The first members of ASIS International found their way into the security business through various routes. James Davis joined General Electric after performing risk assessments for the company on behalf of the FBI. Eric Barr, Jr., found himself as security director at Electric Boat after leading submarine crews in World War II. And Wayne Hall started as a security guard at Ford Motor Company before rising to the rank of security director. What all of these members had in common was a need to share information about the brand new field of security. ASIS membership provided that industry with a voice.
This month’s edition of “60 Years, 60 Milestones” addresses the ways in which ASIS members have advanced this mission. Founders realized early on that local chapters would be essential. Members, they theorized, had to be given a way to participate at the local level and to interact with their peers. In 1955, the Southern California Chapter was the first to be formally recognized. The number of chapters increased to 58 by the end of 1962 and currently stands at 232 globally.
These new chapter members had an affiliation to a specific field as well as to a location. Currently, 31 councils help members explore specific security challenges. As new issues arise in the industry, members establish ad hoc councils. Recently, the Young Professionals and Women in Security groups moved from ad hoc status to full-fledged councils. This year, three ad hoc councils were added: Executive Protection, Transitions, and Security Applied Sciences.
As Society members gained education and experience, they knew that it was critical to recognize this professionalism. This need led to development of the ASIS certifications.
The Certified Protection Professional (CPP) designation was approved by the ASIS board in 1977. The first certification examination was held the next year with 47 candidates sitting for the test. Since then, ASIS has added international exams, computer-based testing, and an exam given in Spanish. In 2003, the Society unveiled two new certifications, the Professional Certified Investigator (PCI) and the Physical Security Professional (PSP).
Providing members with value through educational programs was an early goal of the Society. In 1972, volunteer leaders set up a five-day educational curriculum, which attracted 142 practitioners. This event was the first Asset Protection Course, an educational program that is still held annually—along with numerous other programs on specific security topics.

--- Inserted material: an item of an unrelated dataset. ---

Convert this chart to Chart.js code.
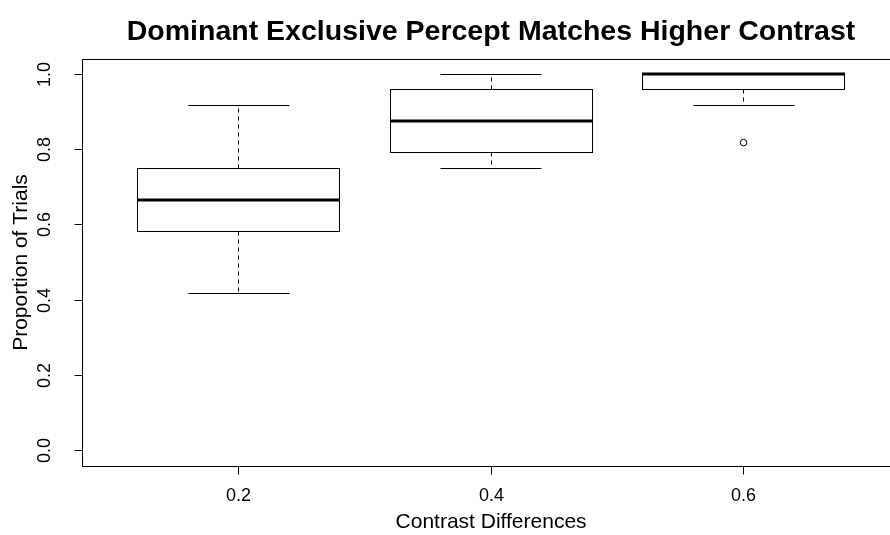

In 1982, the board of the ASIS Foundation funded a project to catalog the books amassed at ASIS headquarters. When ASIS moved to its new headquarters in 1998, these books and other materials provided the seed for the O.P. Norton Information Resources Center (IRC). In its permanent home, the IRC now helps fulfill the ultimate vision of the founding members. It facilitates the sharing of security information and provides access to the now robust voices of the industry.